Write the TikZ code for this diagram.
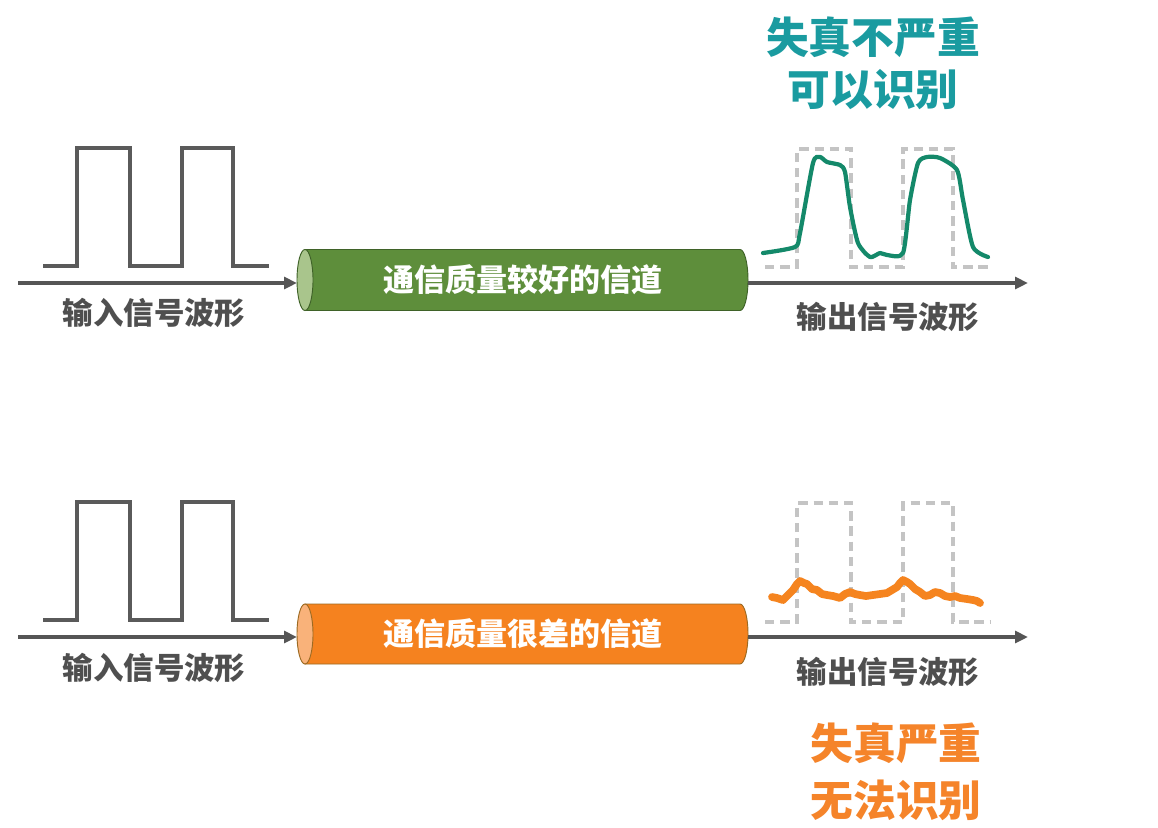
\documentclass[tikz,border=0pt]{standalone}
\usepackage{fontspec}
\newfontfamily\cjk{Noto Sans CJK SC}
\usetikzlibrary{arrows.meta}
\definecolor{axisgray}{HTML}{555555}
\definecolor{wavegray}{HTML}{5A5A5A}
\definecolor{refgray}{HTML}{C4C4C4}
\definecolor{labelgray}{HTML}{4F4F4F}
\definecolor{gbody}{HTML}{5E8E3B}
\definecolor{gface}{HTML}{A9C58C}
\definecolor{gedge}{HTML}{3F6228}
\definecolor{obody}{HTML}{F5821F}
\definecolor{oface}{HTML}{F9B27A}
\definecolor{oedge}{HTML}{9C6A22}
\definecolor{teal}{HTML}{1A9BA0}
\definecolor{orangetxt}{HTML}{F5842A}
\definecolor{goodwave}{HTML}{14896A}
\definecolor{badwave}{HTML}{F5841F}
\begin{document}
\begin{tikzpicture}[x=0.03cm,y=-0.03cm,
  wave/.style={line width=3.4pt, draw=wavegray},
  axisline/.style={line width=3pt, draw=axisgray, -{Triangle[length=11pt,width=10pt]}},
  refline/.style={line width=2.6pt, draw=refgray, dash pattern=on 8pt off 5pt},
  lbl/.style={font=\cjk\bfseries\fontsize{26}{30}\selectfont, text=labelgray, inner sep=0pt},
  chtext/.style={font=\cjk\bfseries\fontsize{26.5}{30}\selectfont, text=white, inner sep=0pt},
  titletext/.style={font=\cjk\bfseries\fontsize{36.5}{40}\selectfont, inner sep=0pt},
  goodcurve/.style={line width=3.6pt, draw=goodwave, line cap=round, line join=round},
  badcurve/.style={line width=6.6pt, draw=badwave, line cap=round, line join=round}
]
\useasboundingbox (0,0) rectangle (1158,827);
\fill[white] (0,0) rectangle (1158,827);

% ================= TOP ROW =================
\draw[wave] (43,266) -- (77,266) -- (77,148) -- (130,148) -- (130,266) -- (182,266) -- (182,148) -- (233,148) -- (233,266) -- (269,266);
\fill[gbody, draw=gedge, line width=0.8pt] (305,249.5) -- (740,249.5) arc[start angle=90, end angle=-90, x radius=0.24cm, y radius=0.915cm] -- (305,310.5) -- cycle;
\fill[gface, draw=gedge, line width=0.8pt] (305,280) ellipse[x radius=0.24cm, y radius=0.915cm];
\node[chtext] (ch1) at (523,280) {通信质量较好的信道};
\coordinate (a1s) at (18,283);
\coordinate (c1w) at (297,283);
\coordinate (c1e) at (748,283);
\coordinate (a1e) at (1028,283);
\draw[axisline] (a1s) -- (c1w);
\draw[axisline] (c1e) -- (a1e);
\node[lbl] (in1) at (154,313) {输入信号波形};
\draw[refline] (765,267) -- (797,267) -- (797,149) -- (851,149) -- (851,267) -- (903,267) -- (903,149) -- (953,149) -- (953,267) -- (990,267);
\draw[goodcurve] plot[smooth, tension=0.4] coordinates {(763,253) (795,247) (800,233) (813,163) (820,157) (827,162) (840,165) (845,172) (850,207) (858,243) (870,257) (880,253) (887,255) (903,253) (910,200) (918,163) (927,157) (940,158) (957,170) (963,200) (973,247) (988,257)};
\node[lbl] (out1) at (888,317) {输出信号波形};
\node[titletext, text=teal] (t1a) at (873,37) {失真不严重};
\node[titletext, text=teal] (t1b) at (873,90) {可以识别};

% ================= BOTTOM ROW =================
\draw[wave] (43,620) -- (77,620) -- (77,502) -- (130,502) -- (130,620) -- (182,620) -- (182,502) -- (233,502) -- (233,620) -- (269,620);
\fill[obody, draw=oedge, line width=0.8pt] (305,604) -- (740,604) arc[start angle=90, end angle=-90, x radius=0.24cm, y radius=0.9cm] -- (305,664) -- cycle;
\fill[oface, draw=oedge, line width=0.8pt] (305,634) ellipse[x radius=0.24cm, y radius=0.9cm];
\node[chtext] (ch2) at (523,634) {通信质量很差的信道};
\coordinate (a2s) at (18,637);
\coordinate (c2w) at (297,637);
\coordinate (c2e) at (748,637);
\coordinate (a2e) at (1028,637);
\draw[axisline] (a2s) -- (c2w);
\draw[axisline] (c2e) -- (a2e);
\node[lbl] (in2) at (154,668) {输入信号波形};
\draw[refline] (765,622) -- (797,622) -- (797,503) -- (851,503) -- (851,622) -- (903,622) -- (903,503) -- (953,503) -- (953,622) -- (990,622);
\draw[badcurve] (772,597) -- (777,598) -- (783,600) -- (788,595) -- (793,590) -- (797,584) -- (800,581) -- (804,583) -- (807,584) -- (812,589) -- (817,590) -- (822,594) -- (827,595) -- (833,596) -- (840,598) -- (845,594) -- (850,592) -- (855,594) -- (860,595) -- (866,596) -- (873,595) -- (880,594) -- (887,593) -- (892,590) -- (897,587) -- (900,583) -- (903,580) -- (907,582) -- (910,584) -- (915,589) -- (920,592) -- (925,596) -- (930,595) -- (935,592) -- (940,593) -- (945,596) -- (950,597) -- (955,596) -- (960,598) -- (967,599) -- (973,600) -- (977,601) -- (980,603);
\node[lbl] (out2) at (888,672) {输出信号波形};
\node[titletext, text=orangetxt] (t2a) at (896,743) {失真严重};
\node[titletext, text=orangetxt] (t2b) at (896,800) {无法识别};
\end{tikzpicture}
\end{document}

WRITTEN EXERCISE
Copy the listing over exactly, skipping the pictures it holds.

CORRECT RESULT
Write the TikZ code for this diagram.
\documentclass[tikz,border=0pt]{standalone}
\usepackage{fontspec}
\newfontfamily\cjk{Noto Sans CJK SC}
\usetikzlibrary{arrows.meta}
\definecolor{axisgray}{HTML}{555555}
\definecolor{wavegray}{HTML}{5A5A5A}
\definecolor{refgray}{HTML}{C4C4C4}
\definecolor{labelgray}{HTML}{4F4F4F}
\definecolor{gbody}{HTML}{5E8E3B}
\definecolor{gface}{HTML}{A9C58C}
\definecolor{gedge}{HTML}{3F6228}
\definecolor{obody}{HTML}{F5821F}
\definecolor{oface}{HTML}{F9B27A}
\definecolor{oedge}{HTML}{9C6A22}
\definecolor{teal}{HTML}{1A9BA0}
\definecolor{orangetxt}{HTML}{F5842A}
\definecolor{goodwave}{HTML}{14896A}
\definecolor{badwave}{HTML}{F5841F}
\begin{document}
\begin{tikzpicture}[x=0.03cm,y=-0.03cm,
  wave/.style={line width=3.4pt, draw=wavegray},
  axisline/.style={line width=3pt, draw=axisgray, -{Triangle[length=11pt,width=10pt]}},
  refline/.style={line width=2.6pt, draw=refgray, dash pattern=on 8pt off 5pt},
  lbl/.style={font=\cjk\bfseries\fontsize{26}{30}\selectfont, text=labelgray, inner sep=0pt},
  chtext/.style={font=\cjk\bfseries\fontsize{26.5}{30}\selectfont, text=white, inner sep=0pt},
  titletext/.style={font=\cjk\bfseries\fontsize{36.5}{40}\selectfont, inner sep=0pt},
  goodcurve/.style={line width=3.6pt, draw=goodwave, line cap=round, line join=round},
  badcurve/.style={line width=6.6pt, draw=badwave, line cap=round, line join=round}
]
\useasboundingbox (0,0) rectangle (1158,827);
\fill[white] (0,0) rectangle (1158,827);

% ================= TOP ROW =================
\draw[wave] (43,266) -- (77,266) -- (77,148) -- (130,148) -- (130,266) -- (182,266) -- (182,148) -- (233,148) -- (233,266) -- (269,266);
\fill[gbody, draw=gedge, line width=0.8pt] (305,249.5) -- (740,249.5) arc[start angle=90, end angle=-90, x radius=0.24cm, y radius=0.915cm] -- (305,310.5) -- cycle;
\fill[gface, draw=gedge, line width=0.8pt] (305,280) ellipse[x radius=0.24cm, y radius=0.915cm];
\node[chtext] (ch1) at (523,280) {通信质量较好的信道};
\coordinate (a1s) at (18,283);
\coordinate (c1w) at (297,283);
\coordinate (c1e) at (748,283);
\coordinate (a1e) at (1028,283);
\draw[axisline] (a1s) -- (c1w);
\draw[axisline] (c1e) -- (a1e);
\node[lbl] (in1) at (154,313) {输入信号波形};
\draw[refline] (765,267) -- (797,267) -- (797,149) -- (851,149) -- (851,267) -- (903,267) -- (903,149) -- (953,149) -- (953,267) -- (990,267);
\draw[goodcurve] plot[smooth, tension=0.4] coordinates {(763,253) (795,247) (800,233) (813,163) (820,157) (827,162) (840,165) (845,172) (850,207) (858,243) (870,257) (880,253) (887,255) (903,253) (910,200) (918,163) (927,157) (940,158) (957,170) (963,200) (973,247) (988,257)};
\node[lbl] (out1) at (888,317) {输出信号波形};
\node[titletext, text=teal] (t1a) at (873,37) {失真不严重};
\node[titletext, text=teal] (t1b) at (873,90) {可以识别};

% ================= BOTTOM ROW =================
\draw[wave] (43,620) -- (77,620) -- (77,502) -- (130,502) -- (130,620) -- (182,620) -- (182,502) -- (233,502) -- (233,620) -- (269,620);
\fill[obody, draw=oedge, line width=0.8pt] (305,604) -- (740,604) arc[start angle=90, end angle=-90, x radius=0.24cm, y radius=0.9cm] -- (305,664) -- cycle;
\fill[oface, draw=oedge, line width=0.8pt] (305,634) ellipse[x radius=0.24cm, y radius=0.9cm];
\node[chtext] (ch2) at (523,634) {通信质量很差的信道};
\coordinate (a2s) at (18,637);
\coordinate (c2w) at (297,637);
\coordinate (c2e) at (748,637);
\coordinate (a2e) at (1028,637);
\draw[axisline] (a2s) -- (c2w);
\draw[axisline] (c2e) -- (a2e);
\node[lbl] (in2) at (154,668) {输入信号波形};
\draw[refline] (765,622) -- (797,622) -- (797,503) -- (851,503) -- (851,622) -- (903,622) -- (903,503) -- (953,503) -- (953,622) -- (990,622);
\draw[badcurve] (772,597) -- (777,598) -- (783,600) -- (788,595) -- (793,590) -- (797,584) -- (800,581) -- (804,583) -- (807,584) -- (812,589) -- (817,590) -- (822,594) -- (827,595) -- (833,596) -- (840,598) -- (845,594) -- (850,592) -- (855,594) -- (860,595) -- (866,596) -- (873,595) -- (880,594) -- (887,593) -- (892,590) -- (897,587) -- (900,583) -- (903,580) -- (907,582) -- (910,584) -- (915,589) -- (920,592) -- (925,596) -- (930,595) -- (935,592) -- (940,593) -- (945,596) -- (950,597) -- (955,596) -- (960,598) -- (967,599) -- (973,600) -- (977,601) -- (980,603);
\node[lbl] (out2) at (888,672) {输出信号波形};
\node[titletext, text=orangetxt] (t2a) at (896,743) {失真严重};
\node[titletext, text=orangetxt] (t2b) at (896,800) {无法识别};
\end{tikzpicture}
\end{document}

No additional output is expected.